В порядке расследования делегация опросила графа Абердина, лорд-мэра Дублина, Мэрфи, руководителей местных рабочих организаций, и, как следовало ожидать, пришла к выводу, что зверства полиции не имели даже тени оправдания. В порядке восстановления свободы слова и собраний делегация созвала в воскресенье, 7 сентября, на О'Коннель-стрит большой митинг, где говорили не только члены делегации, но также А. Гендерсон, Д. Барнес и другие лидеры лейбористской партии. Граф Абердин пытался «убедить» делегацию не устраивать этого собрания, пугая «опасностью» новых «беспорядков», но делегация осталась тверда, и генерал-губернатор, в конце концов, занял такую позицию: «я не разрешаю, но и не запрещаю митинга, ответственность же за возможные осложнения ляжет на вас». В ответ делегация потребовала, чтобы в день митинга полиция была убрана из его района. Вместо нее порядок должны были поддерживать 300 распорядителей, выделенных профсоюзами. Граф Абердин, скрепя сердце, вынужден был на это согласиться. В такой обстановке митинг состоялся и имел огромный успех. Конечно никаких «беспорядков» не произошло. Делегации, однако, не удалось добиться ни освобождения арестованных ирландских лидеров, ни урегулирования конфликта между рабочими и предпринимателями. Мэрфи категорически отказался от ее посредничества. Борьба в Дублине продолжалась и после окончания конгресса. Английские тред-юнионы помогали своим ирландским товарищам сбором денег, посылкой судна с продовольствием и разными иными способами, но дублинским рабочим так и не удалось одержать победы: многомесячный конфликт в конце концов был ликвидирован в порядке мало выгодного для них «компромисса»…
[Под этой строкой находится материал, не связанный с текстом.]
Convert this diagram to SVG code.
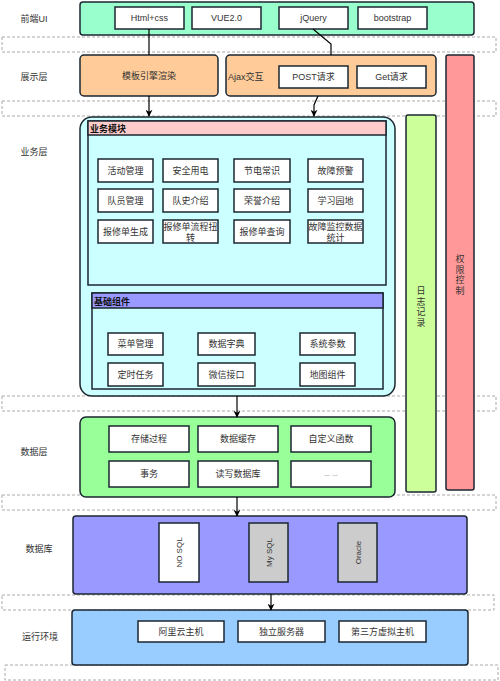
<svg xmlns="http://www.w3.org/2000/svg" width="500" height="681" viewBox="0 0 500 681">
<defs>
<marker id="arr" viewBox="0 0 10 10" refX="9" refY="5" markerWidth="7" markerHeight="7" orient="auto" markerUnits="userSpaceOnUse">
<path d="M0,0 L10,5 L0,10 L3,5 Z" fill="#000"/>
</marker>
<style>
text{font-family:"Liberation Sans","Noto Sans CJK SC",sans-serif;font-size:9px;fill:#333;}
.c{text-anchor:middle;}
.lbl{font-size:9px;fill:#333;}
.sep{fill:none;stroke:#aaa;stroke-width:1;stroke-dasharray:3 2;}
.box{stroke:#1b2631;stroke-width:1.5;}
.item{fill:#fff;stroke:#1b2631;stroke-width:1.5;}
.hdr{font-weight:bold;fill:#111;}
.line{fill:none;stroke:#000;stroke-width:1.2;}
</style>
</defs>
<rect width="500" height="681" fill="#fff"/>
<g id="separators">
<rect class="sep" x="2" y="37" width="494" height="15"/>
<rect class="sep" x="2" y="101" width="494" height="15"/>
<rect class="sep" x="2" y="396" width="494" height="15"/>
<rect class="sep" x="2" y="495" width="494" height="15"/>
<rect class="sep" x="2" y="595" width="492" height="15"/>
<rect class="sep" x="5" y="665" width="493" height="15"/>
</g>
<g id="layer-labels">
<text class="lbl c" x="34" y="22">前端UI</text>
<text class="lbl c" x="34" y="80">展示层</text>
<text class="lbl c" x="34" y="155">业务层</text>
<text class="lbl c" x="34" y="455">数据层</text>
<text class="lbl c" x="39" y="552">数据库</text>
<text class="lbl c" x="40" y="640">运行环境</text>
</g>
<g id="frontend">
<rect class="box" x="80" y="2" width="394" height="33" rx="3" fill="#99FFCC"/>
<g id="html-css"><rect class="item" x="115" y="7" width="69" height="22"/><text class="c" x="149.5" y="21">Html+css</text></g>
<g id="vue"><rect class="item" x="192" y="7" width="69" height="22"/><text class="c" x="226.5" y="21">VUE2.0</text></g>
<g id="jquery"><rect class="item" x="279" y="7" width="69" height="22"/><text class="c" x="313.5" y="21">jQuery</text></g>
<g id="bootstrap"><rect class="item" x="358" y="7" width="69" height="22"/><text class="c" x="392.5" y="21">bootstrap</text></g>
</g>
<g id="template-render">
<rect class="box" x="80" y="55" width="138" height="41" rx="4" fill="#FFCC99"/>
<text class="c" x="149" y="79">模板引擎渲染</text>
</g>
<g id="ajax">
<rect class="box" x="226" y="55" width="210" height="41" rx="4" fill="#FFCC99"/>
<text x="228" y="80">Ajax交互</text>
<g id="post"><rect class="item" x="279" y="66" width="69" height="22"/><text class="c" x="313.5" y="80">POST请求</text></g>
<g id="get"><rect class="item" x="357" y="66" width="69" height="22"/><text class="c" x="391.5" y="80">Get请求</text></g>
</g>
<g id="log">
<rect class="box" x="406" y="115" width="30" height="377" rx="2" fill="#CCFF99"/>
<text class="c" x="421" y="294"><tspan x="421">日</tspan><tspan x="421" dy="10.5">志</tspan><tspan x="421" dy="10.5">记</tspan><tspan x="421" dy="10.5">录</tspan></text>
</g>
<g id="permission">
<rect class="box" x="446" y="55" width="28" height="435" rx="2" fill="#FF9999"/>
<text class="c" x="460" y="262"><tspan x="460">权</tspan><tspan x="460" dy="10.5">限</tspan><tspan x="460" dy="10.5">控</tspan><tspan x="460" dy="10.5">制</tspan></text>
</g>
<g id="business">
<rect class="box" x="80" y="117" width="315" height="279" rx="12" fill="#CCFFFF"/>
<g id="business-modules">
<rect class="box" x="88" y="121" width="298" height="164" fill="#CCFFFF"/>
<rect class="box" x="88" y="121" width="298" height="14" fill="#FFCCCC"/>
<text class="hdr" x="90" y="132">业务模块</text>
<g id="m1"><rect class="item" x="98" y="159" width="55" height="23"/><text class="c" x="125.5" y="174">活动管理</text></g>
<g id="m2"><rect class="item" x="163" y="159" width="55" height="23"/><text class="c" x="190.5" y="174">安全用电</text></g>
<g id="m3"><rect class="item" x="234" y="159" width="56" height="23"/><text class="c" x="262" y="174">节电常识</text></g>
<g id="m4"><rect class="item" x="308" y="159" width="55" height="23"/><text class="c" x="335.5" y="174">故障预警</text></g>
<g id="m5"><rect class="item" x="98" y="189" width="55" height="23"/><text class="c" x="125.5" y="204">队员管理</text></g>
<g id="m6"><rect class="item" x="163" y="189" width="55" height="23"/><text class="c" x="190.5" y="204">队史介绍</text></g>
<g id="m7"><rect class="item" x="234" y="189" width="56" height="23"/><text class="c" x="262" y="204">荣誉介绍</text></g>
<g id="m8"><rect class="item" x="308" y="189" width="55" height="23"/><text class="c" x="335.5" y="204">学习园地</text></g>
<g id="m9"><rect class="item" x="98" y="220" width="55" height="23"/><text class="c" x="125.5" y="235">报修单生成</text></g>
<g id="m10"><rect class="item" x="163" y="220" width="55" height="23"/><text class="c" x="190.5" y="230">报修单流程扭</text><text class="c" x="190.5" y="241">转</text></g>
<g id="m11"><rect class="item" x="234" y="220" width="56" height="23"/><text class="c" x="262" y="235">报修单查询</text></g>
<g id="m12"><rect class="item" x="308" y="220" width="55" height="23"/><text class="c" x="335.5" y="230">故障监控数据</text><text class="c" x="335.5" y="241">统计</text></g>
</g>
<g id="base-components">
<rect class="box" x="92" y="293" width="291" height="96" fill="#CCFFFF"/>
<rect class="box" x="92" y="293" width="291" height="15" fill="#9999FF"/>
<text class="hdr" x="94" y="305">基础组件</text>
<g id="b1"><rect class="item" x="108" y="333" width="55" height="22"/><text class="c" x="135.5" y="347">菜单管理</text></g>
<g id="b2"><rect class="item" x="198" y="333" width="57" height="22"/><text class="c" x="226.5" y="347">数据字典</text></g>
<g id="b3"><rect class="item" x="300" y="333" width="55" height="22"/><text class="c" x="327.5" y="347">系统参数</text></g>
<g id="b4"><rect class="item" x="108" y="363" width="55" height="23"/><text class="c" x="135.5" y="378">定时任务</text></g>
<g id="b5"><rect class="item" x="198" y="363" width="57" height="23"/><text class="c" x="226.5" y="378">微信接口</text></g>
<g id="b6"><rect class="item" x="300" y="363" width="55" height="23"/><text class="c" x="327.5" y="378">地图组件</text></g>
</g>
</g>
<g id="data-layer">
<rect class="box" x="80" y="417" width="315" height="80" rx="6" fill="#99FF99"/>
<g id="d1"><rect class="item" x="109" y="426" width="80" height="26"/><text class="c" x="149" y="442">存储过程</text></g>
<g id="d2"><rect class="item" x="198" y="426" width="80" height="26"/><text class="c" x="238" y="442">数据缓存</text></g>
<g id="d3"><rect class="item" x="291" y="426" width="80" height="26"/><text class="c" x="331" y="442">自定义函数</text></g>
<g id="d4"><rect class="item" x="109" y="461" width="80" height="26"/><text class="c" x="149" y="477">事务</text></g>
<g id="d5"><rect class="item" x="198" y="461" width="80" height="26"/><text class="c" x="238" y="477">读写数据库</text></g>
<g id="d6"><rect class="item" x="291" y="461" width="80" height="26"/><text class="c" x="331" y="476" style="font-size:7px;fill:#666">... ...</text></g>
</g>
<g id="database">
<rect class="box" x="73" y="516" width="394" height="78" rx="3" fill="#9999FF"/>
<g id="nosql"><rect class="item" x="159" y="523" width="40" height="59"/><text class="c" transform="translate(179,552.5) rotate(-90)" x="0" y="3" style="font-size:8px">NO SQL</text></g>
<g id="mysql"><rect class="item" x="249" y="523" width="39" height="59" style="fill:#CCCCCC"/><text class="c" transform="translate(268.5,552.5) rotate(-90)" x="0" y="3" style="font-size:8px">My SQL</text></g>
<g id="oracle"><rect class="item" x="338" y="523" width="39" height="59" style="fill:#CCCCCC"/><text class="c" transform="translate(357.5,552.5) rotate(-90)" x="0" y="3" style="font-size:8px">Oracle</text></g>
</g>
<g id="runtime">
<rect class="box" x="72" y="610" width="396" height="55" rx="3" fill="#99CCFF"/>
<g id="r1"><rect class="item" x="138" y="621" width="86" height="21"/><text class="c" x="181" y="635">阿里云主机</text></g>
<g id="r2"><rect class="item" x="238" y="621" width="87" height="21"/><text class="c" x="281.5" y="635">独立服务器</text></g>
<g id="r3"><rect class="item" x="339" y="621" width="87" height="21"/><text class="c" x="382.5" y="635">第三方虚拟主机</text></g>
</g>
<g id="connectors">
<path class="line" d="M149,29 L149,55"/>
<path class="line" d="M313,29 L331,44 L331,55"/>
<path class="line" d="M149,96 L149,116" marker-end="url(#arr)"/>
<path class="line" d="M318,96 L314,105 L314,116" marker-end="url(#arr)"/>
<path class="line" d="M237,396 L237,417" marker-end="url(#arr)"/>
<path class="line" d="M237,497 L237,516" marker-end="url(#arr)"/>
<path class="line" d="M271,594 L271,610" marker-end="url(#arr)"/>
</g>
</svg>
Таков был «английский» метод разрешения острого вопроса.
* * *
Другой вопрос, сильно заинтересовавший меня на конгрессе, был несколько иного свойства. В то время шла острая борьба вокруг права тред-юнионов принимать участие в политической жизни страны. В 1900 г. был создан Комитет рабочего представительства, из которого в дальнейшем выросла лейбористская партия. В основном этот Комитет поддерживался и финансировался профессиональными союзами. Комитет имел успех: на парламентских выборах 1900 г. он собрал 63 тыс. голосов и провел 2 депутатов. На трех последующих выборах соответственные цифры были: 1906 г. — 323 тыс. голосов и 29 депутатов, 1910 г. (январь) — 871 тыс. голосов и 40 депутатов, 1910 г. (декабрь) — 506 тыс. голосов и 43 депутата. Быстрый рост влияния лейбористов был крайне неприятен английской буржуазии и, так как находившееся тогда у власти либеральное правительство Асквита — Ллойд-Джорджа не считало удобным прибегнуть к мерам прямой репрессии против политического пробуждения пролетариата, то реакционеры решили использовать в своих целях судебный аппарат. В 1908 г. член союза железнодорожников Осборн (рукой которого водили «твердолобые»), подал в суд жалобу на свой тред-юнион, требуя возвращения ему особого взноса, который эта профорганизация взимала со всех своих членов на политические цели. Суд первой инстанции отказал Осборну, но вторая и третья инстанции высказались в его пользу. Над головой лейбористской партии нависла угроза лишиться главного источника своих средств, ибо решение суда по делу Осборна становилось прецедентом, распространяющим свое действие на все профессиональные союзы вообще[85]. Началась упорная борьба в парламенте и вне парламента. Она продолжалась очень долго и в 1913 г., как раз незадолго до манчестерского конгресса, увенчалась известным успехом: был издан новый закон, который легализировал политические расходы профорганизаций, но при условии, что их члены путем специального референдума признают это необходимым. Данный закон подвергся горячему обсуждению на конгрессе, и в ходе дискуссии выяснилась одна вещь, которая произвела на меня тогда сильнейшее впечатление.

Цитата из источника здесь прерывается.